Is my BTW-nummer the same as my ondernemingsnummer?

Yes, with a prefix. Your BTW-nummer is "BE" followed by your 10-digit ondernemingsnummer. So ondernemingsnummer 0123.456.789 becomes BTW-nummer BE0123.456.789.

Do I need a BTW-nummer if my turnover is below EUR 25,000?

No. If you qualify for the small-enterprise VAT exemption (vrijstellingsregeling), you do not charge VAT and do not receive a BTW-nummer. You must still display your ondernemingsnummer on your website.

How do I register for VAT in Belgium?

Through your enterprise counter (ondernemingsloket) or directly at the local BTW-kantoor under FOD Financien. You will need your ondernemingsnummer and details about your expected activities and turnover.

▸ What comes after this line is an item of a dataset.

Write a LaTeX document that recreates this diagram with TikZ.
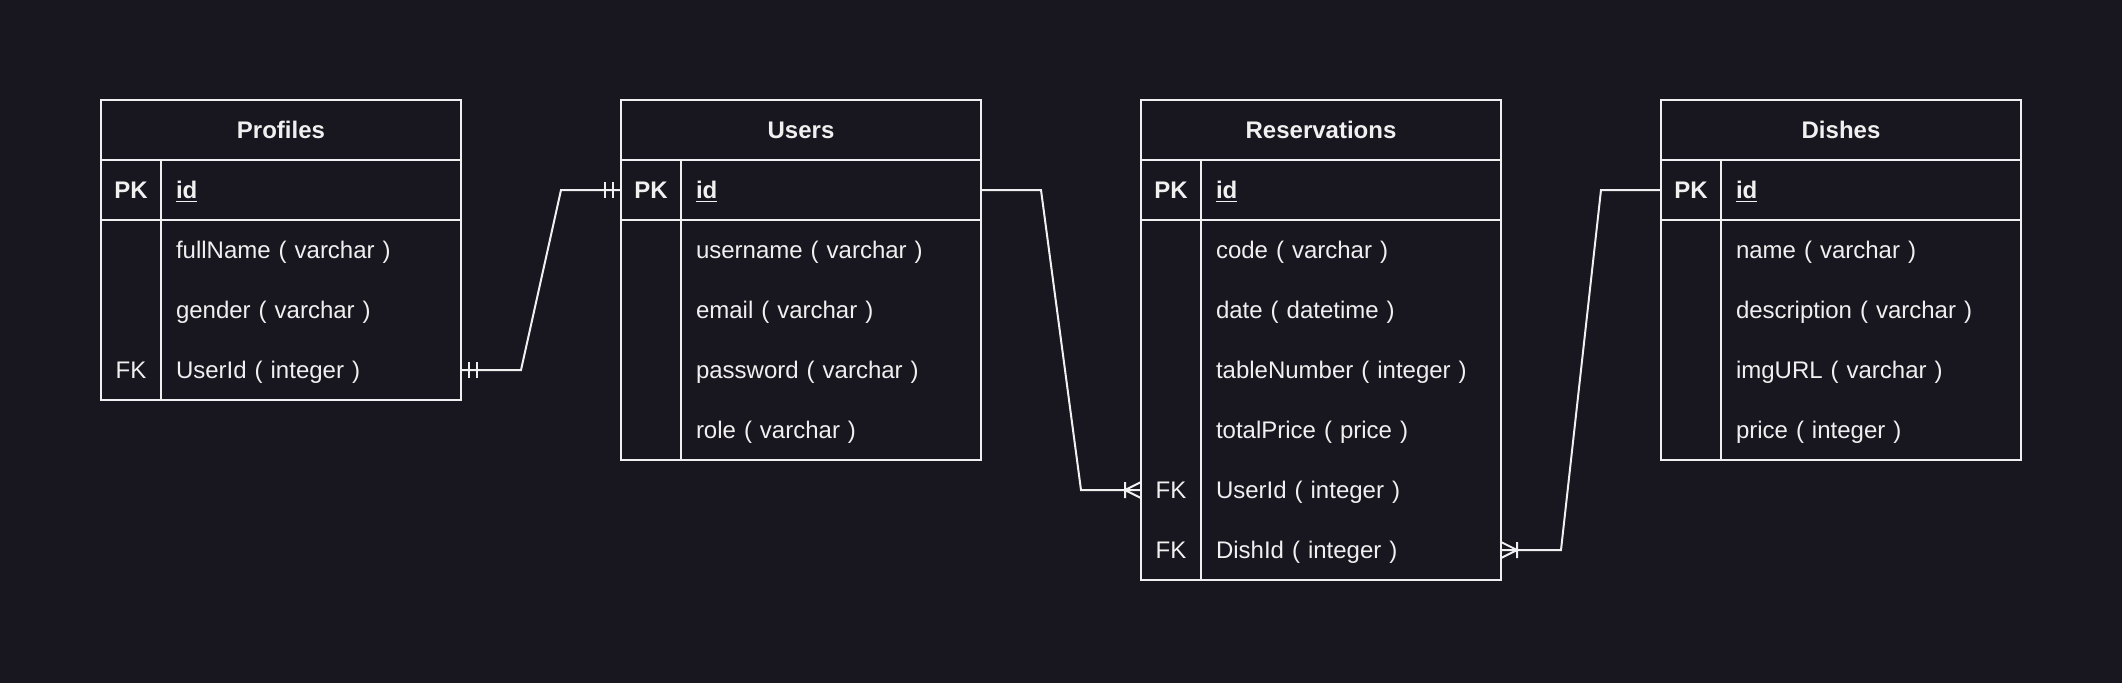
\documentclass[tikz,border=0pt]{standalone}
\usepackage{fontspec}
\setmainfont{Liberation Sans}
\usetikzlibrary{positioning}
\definecolor{bgdark}{HTML}{18161E}
\definecolor{erwhite}{HTML}{F0F0F0}
\tikzset{
  erline/.style={draw=erwhite, line width=1pt},
  ertext/.style={text=erwhite, text height=10.86pt, text depth=2.54pt, font=\fontsize{12pt}{14pt}\selectfont},
  tabletitle/.style={erline, ertext, minimum width=180pt, minimum height=30pt, inner sep=0pt, outer sep=0pt, font=\fontsize{12pt}{14pt}\selectfont\bfseries},
  keycell/.style={ertext, minimum width=30pt, minimum height=30pt, inner sep=0pt, outer sep=0pt},
  fieldcell/.style={ertext, text width=135pt, inner xsep=7.5pt, inner ysep=0pt, minimum height=30pt, outer sep=0pt, align=left},
  mandone/.pic={\draw[erline] (8,-8) -- (8,8) (16,-8) -- (16,8);},
  onemany/.pic={\draw[erline] (16,-8) -- (16,8) (0,-8) -- (16,0) -- (0,8);}
}
\begin{document}
\begin{tikzpicture}[x=0.5pt,y=-0.5pt]
\useasboundingbox (0,0) rectangle (2122,682);
\fill[bgdark] (-4,-4) rectangle (2126,686);

% Profiles
\node[tabletitle] (profiles) at (281,130) {Profiles};
\node[keycell, anchor=north west] (profiles-pk) at (profiles.south west) {\textbf{PK}};
\node[fieldcell, right=0pt of profiles-pk] (profiles-id) {\textbf{\underline{id}}};
\node[fieldcell, below=0pt of profiles-id] (profiles-fullname) {fullName ( varchar )};
\node[fieldcell, below=0pt of profiles-fullname] (profiles-gender) {gender ( varchar )};
\node[fieldcell, below=0pt of profiles-gender] (profiles-userid) {UserId ( integer )};
\node[keycell, left=0pt of profiles-userid] (profiles-fk) {FK};
\draw[erline] (profiles-pk.north west) rectangle (profiles-userid.south east);
\draw[erline] (profiles-pk.north east) -- (profiles-pk.east |- profiles-userid.south);
\draw[erline] (profiles-pk.south west) -- (profiles-id.south east);

% Users
\node[tabletitle] (users) at (801,130) {Users};
\node[keycell, anchor=north west] (users-pk) at (users.south west) {\textbf{PK}};
\node[fieldcell, right=0pt of users-pk] (users-id) {\textbf{\underline{id}}};
\node[fieldcell, below=0pt of users-id] (users-username) {username ( varchar )};
\node[fieldcell, below=0pt of users-username] (users-email) {email ( varchar )};
\node[fieldcell, below=0pt of users-email] (users-password) {password ( varchar )};
\node[fieldcell, below=0pt of users-password] (users-role) {role ( varchar )};
\draw[erline] (users-pk.north west) rectangle (users-role.south east);
\draw[erline] (users-pk.north east) -- (users-pk.east |- users-role.south);
\draw[erline] (users-pk.south west) -- (users-id.south east);

% Reservations
\node[tabletitle] (res) at (1321,130) {Reservations};
\node[keycell, anchor=north west] (res-pk) at (res.south west) {\textbf{PK}};
\node[fieldcell, right=0pt of res-pk] (res-id) {\textbf{\underline{id}}};
\node[fieldcell, below=0pt of res-id] (res-code) {code ( varchar )};
\node[fieldcell, below=0pt of res-code] (res-date) {date ( datetime )};
\node[fieldcell, below=0pt of res-date] (res-table) {tableNumber ( integer )};
\node[fieldcell, below=0pt of res-table] (res-price) {totalPrice ( price )};
\node[fieldcell, below=0pt of res-price] (res-userid) {UserId ( integer )};
\node[fieldcell, below=0pt of res-userid] (res-dishid) {DishId ( integer )};
\node[keycell, left=0pt of res-userid] (res-fk1) {FK};
\node[keycell, left=0pt of res-dishid] (res-fk2) {FK};
\draw[erline] (res-pk.north west) rectangle (res-dishid.south east);
\draw[erline] (res-pk.north east) -- (res-pk.east |- res-dishid.south);
\draw[erline] (res-pk.south west) -- (res-id.south east);

% Dishes
\node[tabletitle] (dishes) at (1841,130) {Dishes};
\node[keycell, anchor=north west] (dishes-pk) at (dishes.south west) {\textbf{PK}};
\node[fieldcell, right=0pt of dishes-pk] (dishes-id) {\textbf{\underline{id}}};
\node[fieldcell, below=0pt of dishes-id] (dishes-name) {name ( varchar )};
\node[fieldcell, below=0pt of dishes-name] (dishes-desc) {description ( varchar )};
\node[fieldcell, below=0pt of dishes-desc] (dishes-img) {imgURL ( varchar )};
\node[fieldcell, below=0pt of dishes-img] (dishes-price) {price ( integer )};
\draw[erline] (dishes-pk.north west) rectangle (dishes-price.south east);
\draw[erline] (dishes-pk.north east) -- (dishes-pk.east |- dishes-price.south);
\draw[erline] (dishes-pk.south west) -- (dishes-id.south east);

% relations
\draw[erline] (profiles-userid.east) -- ++(60,0) -- ([xshift=-30pt]users-pk.west) -- (users-pk.west);
\pic at (profiles-userid.east) {mandone};
\pic[xscale=-1] at (users-pk.west) {mandone};

\draw[erline] (users-id.east) -- ++(60,0) -- ([xshift=-30pt]res-fk1.west) -- (res-fk1.west);
\pic[xscale=-1] at (res-fk1.west) {onemany};

\draw[erline] (dishes-pk.west) -- ++(-60,0) -- ([xshift=30pt]res-dishid.east) -- (res-dishid.east);
\pic at (res-dishid.east) {onemany};
\end{tikzpicture}
\end{document}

Should I display prices with or without BTW on my website?

If you sell to consumers (B2C), Belgian and EU law requires that displayed prices include BTW. The price the customer sees must be the price they pay. If you sell primarily to businesses (B2B), you can display prices excluding BTW, but you must clearly state "excl. BTW" next to every price.

What is reverse charge and do I need to mention it on my website?

Reverse charge is a VAT mechanism for B2B transactions across EU borders. When a Belgian business buys services from a company in another EU country, the supplier does not charge VAT. Instead, the Belgian buyer reports the VAT in their own return. You do not need to mention reverse charge on your website. It only applies to invoices and your VAT return.

I sell digital products to EU consumers. Do I need to register for OSS?

If your total cross-border B2C sales within the EU exceed EUR 10,000 per year, yes. The One-Stop Shop lets you handle all EU VAT obligations through a single return filed with FOD Financien. Below the threshold, you can apply Belgian VAT rates to all EU sales.